§ **WHAT TO WORK ON**: Leave out the pictures, and retype only the lines from the beginning of the material through the line that contains "limit_values = [0.008, 0.020, 0.030]", including both.

§ **DATA**:
▬▬▬▬▬▬▬▬▬▬

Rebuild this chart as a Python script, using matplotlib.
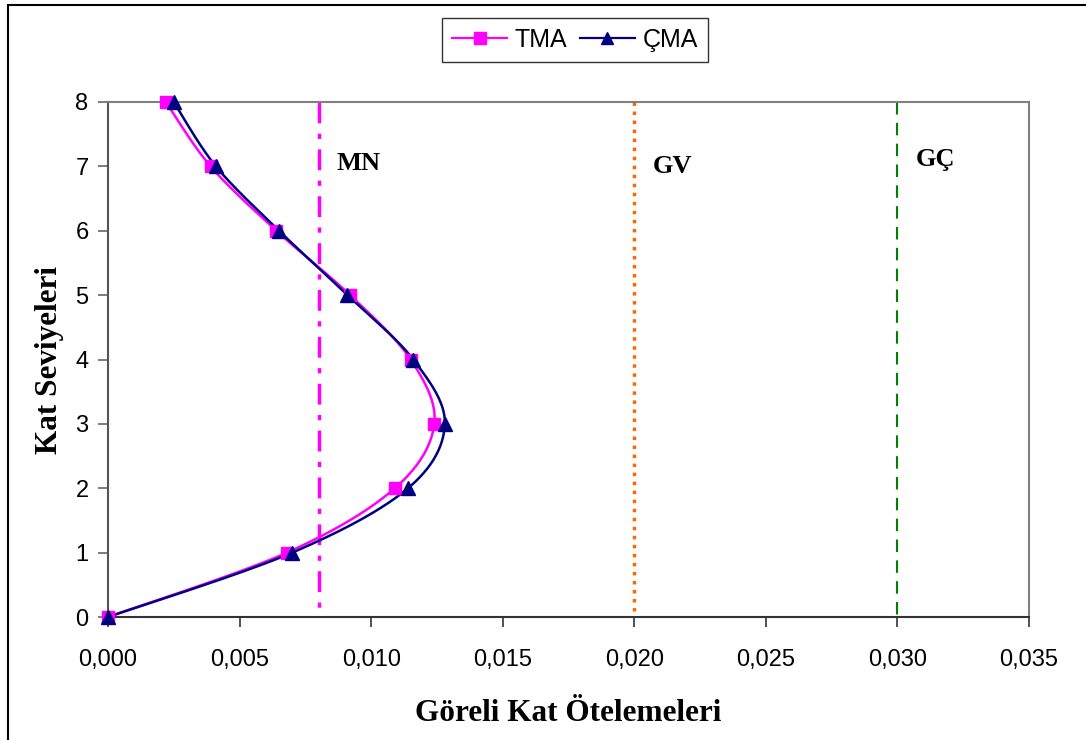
import numpy as np
import matplotlib.pyplot as plt
from matplotlib.patches import Rectangle
from matplotlib.ticker import FuncFormatter

# story levels and relative storey drifts
levels = [0, 1, 2, 3, 4, 5, 6, 7, 8]
tma = [0.0, 0.0068, 0.0109, 0.0124, 0.0115, 0.0092, 0.0064, 0.0039, 0.0022]
cma = [0.0, 0.0070, 0.0114, 0.0128, 0.0116, 0.0091, 0.0065, 0.0041, 0.0025]

# performance limits
limit_names = ["MN", "GV", "GÇ"]
limit_values = [0.008, 0.020, 0.030]


# Excel-like smoothed line through the points (cubic bezier, catmull-rom tangents)
def smooth(xs, ys, sx, sy, n=30):
    px = np.array(xs) / sx
    py = np.array(ys) / sy
    out_x, out_y = [], []
    m = len(px)
    for i in range(m - 1):
        p0 = np.array([px[max(i - 1, 0)], py[max(i - 1, 0)]])
        p1 = np.array([px[i], py[i]])
        p2 = np.array([px[i + 1], py[i + 1]])
        p3 = np.array([px[min(i + 2, m - 1)], py[min(i + 2, m - 1)]])
        c1 = p1 + (p2 - p0) / 6
        c2 = p2 - (p3 - p1) / 6
        t = np.linspace(0, 1, n)[:, None]
        b = (1 - t)**3 * p1 + 3 * (1 - t)**2 * t * c1 + 3 * (1 - t) * t**2 * c2 + t**3 * p2
        out_x.extend(b[:, 0])
        out_y.extend(b[:, 1])
    return np.array(out_x) * sx, np.array(out_y) * sy


fig = plt.figure(figsize=(10.86, 7.4), dpi=100)
ax = fig.add_axes([108 / 1086, 1 - 617 / 740, (1029 - 108) / 1086, (617 - 102) / 740])

# outer chart border (right and bottom edges fall outside the picture)
fig.patches.append(Rectangle((8 / 1086, -0.02), 1.05, 1 - 5 / 740 + 0.02, transform=fig.transFigure,
                             fill=False, edgecolor="black", linewidth=1.5))

# scale for smoothing: roughly pixels per unit
sx = 0.035 / 921
sy = 8 / 515

x1, y1 = smooth(tma, levels, sx, sy)
x2, y2 = smooth(cma, levels, sx, sy)
ax.plot(x1, y1, color="#FF00FF", linewidth=1.8, zorder=3)
ax.plot(x2, y2, color="#000080", linewidth=1.8, zorder=4)
ax.plot(tma, levels, linestyle="none", marker="s", markersize=8,
        color="#FF00FF", zorder=5, clip_on=False)
ax.plot(cma, levels, linestyle="none", marker="^", markersize=10,
        color="#000080", zorder=6, clip_on=False)

# legend proxies
ax.plot([], [], color="#FF00FF", marker="s", markersize=8, linewidth=1.6, label="TMA")
ax.plot([], [], color="#000080", marker="^", markersize=9, linewidth=1.6, label="ÇMA")

# limit lines drawn top to bottom so the pattern starts at the top
ax.plot([limit_values[0]] * 2, [8, 0], color="#FF00FF", linewidth=2.5,
        linestyle=(0, (6, 3, 1.5, 3)), zorder=2)
ax.plot([limit_values[1]] * 2, [8, 0], color="#FF6600", linewidth=2.5,
        linestyle=(0, (1, 1.6)), zorder=2)
ax.plot([limit_values[2]] * 2, [8, 0], color="#008000", linewidth=1.5,
        linestyle=(0, (6, 4)), zorder=2)

label_y = [7.05, 7.0, 7.1]
for name, xv, yv in zip(limit_names, limit_values, label_y):
    ax.text(xv + 0.0007, yv, name, fontsize=19, fontweight="bold",
            family="Liberation Serif", ha="left", va="center")

ax.set_xlim(0, 0.035)
ax.set_ylim(0, 8)
ax.set_xticks(np.arange(0, 0.0351, 0.005))
ax.set_yticks(levels)
ax.xaxis.set_major_formatter(FuncFormatter(lambda v, p: f"{v:.3f}".replace(".", ",")))
for lab in ax.get_xticklabels() + ax.get_yticklabels():
    lab.set_fontsize(17)
    lab.set_family("Liberation Sans")
ax.tick_params(axis="x", direction="out", length=7, width=1.2, color="#333333", pad=16)
ax.tick_params(axis="y", direction="out", length=7, width=1.2, color="#666666", pad=7)

for s in ["top", "right"]:
    ax.spines[s].set_color("#808080")
    ax.spines[s].set_linewidth(1.5)
ax.spines["left"].set_color("#555555")
ax.spines["bottom"].set_color("#333333")
for s in ["left", "bottom"]:
    ax.spines[s].set_linewidth(1.5)

ax.set_xlabel("Göreli Kat Ötelemeleri", fontsize=22.5, fontweight="bold",
              family="Liberation Serif", labelpad=20)
ax.set_ylabel("Kat Seviyeleri", fontsize=22.5, fontweight="bold",
              family="Liberation Serif", labelpad=8)

leg = ax.legend(loc="center", bbox_to_anchor=(575 / 1086, 1 - 40 / 740),
                bbox_transform=fig.transFigure, ncol=2, frameon=True, fancybox=False,
                prop={"family": "Liberation Sans", "size": 18}, handlelength=2.2,
                handletextpad=0.3, columnspacing=0.5, borderpad=0.4)
leg.get_frame().set_edgecolor("black")
leg.get_frame().set_linewidth(1.0)

fig.savefig("out.png", dpi=100)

▬▬▬▬▬▬▬▬▬▬

§ **ANSWER TO THIS TASK**:
Rebuild this chart as a Python script, using matplotlib.
import numpy as np
import matplotlib.pyplot as plt
from matplotlib.patches import Rectangle
from matplotlib.ticker import FuncFormatter

# story levels and relative storey drifts
levels = [0, 1, 2, 3, 4, 5, 6, 7, 8]
tma = [0.0, 0.0068, 0.0109, 0.0124, 0.0115, 0.0092, 0.0064, 0.0039, 0.0022]
cma = [0.0, 0.0070, 0.0114, 0.0128, 0.0116, 0.0091, 0.0065, 0.0041, 0.0025]

# performance limits
limit_names = ["MN", "GV", "GÇ"]
limit_values = [0.008, 0.020, 0.030]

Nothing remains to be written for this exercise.